Myopia is also a problem with some drivers at night. This is commonly known as “shortsightedness” and can also apply to the young. The pupil of the eye will enlarge in night light and sometimes throw the eye out of focus. If you note any type of blurring or lack of focus at night, regardless of your age, make an appointment for an eye examination. If the problem is serious enough, the optometrist or ophthalmologist can require your driver’s license to state you can only drive during the day. Age-related glaucoma, macular degeneration and diabetic retinopathy can also present problems. If there is any doubt in your mind about your night vision, don’t drive at night.
It is also important to have your windshield clean, inside and out, and also your glasses if you wear them.

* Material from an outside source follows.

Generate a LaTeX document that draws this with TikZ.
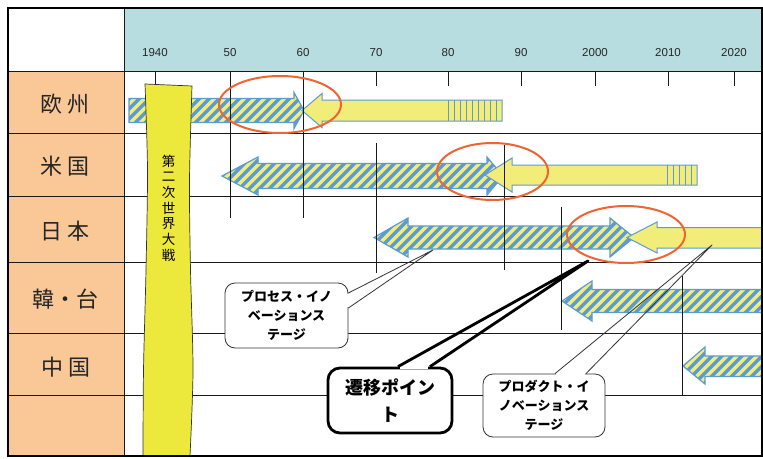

Wipe off your headlights and if they are very dirty, wash them. Make sure they are aligned properly. In the winter, be sure that you remove all snow. Make sure your windshield wipers are working properly. If there is frost or ice on your windshield, make sure you de-ice it by scraping or using a de-icer before you start to drive.
It is easier at night to feel sleepy when driving, so pull over if this happens. If you are on a long trip at night, take frequent breaks, walk around, have a cup of coffee. A lot of drivers try to travel a great distance at night, and this isn’t always wise. Distance looks very different at night, so it is best to drive within the distance of your headlights. Dim your headlights for oncoming cars also, and since night distance is difficult to judge, don’t follow too closely to the car ahead of you. Of course, in inclement weather, drive slowly. It is also very difficult to see pedestrians and bicyclists at night even in good weather.
Sometimes the headlights of oncoming cars give out a “halo effect” and some companies market night-driving glasses which they claim will solve the problem. This may be true, but generally, any type of tinted glasses will also dim your general visibility. If the oncoming lights bother you, look slightly at the side of the road. Dim your lights for oncoming cars so you won’t blind the driver. Regardless of the driving conditions, be aware.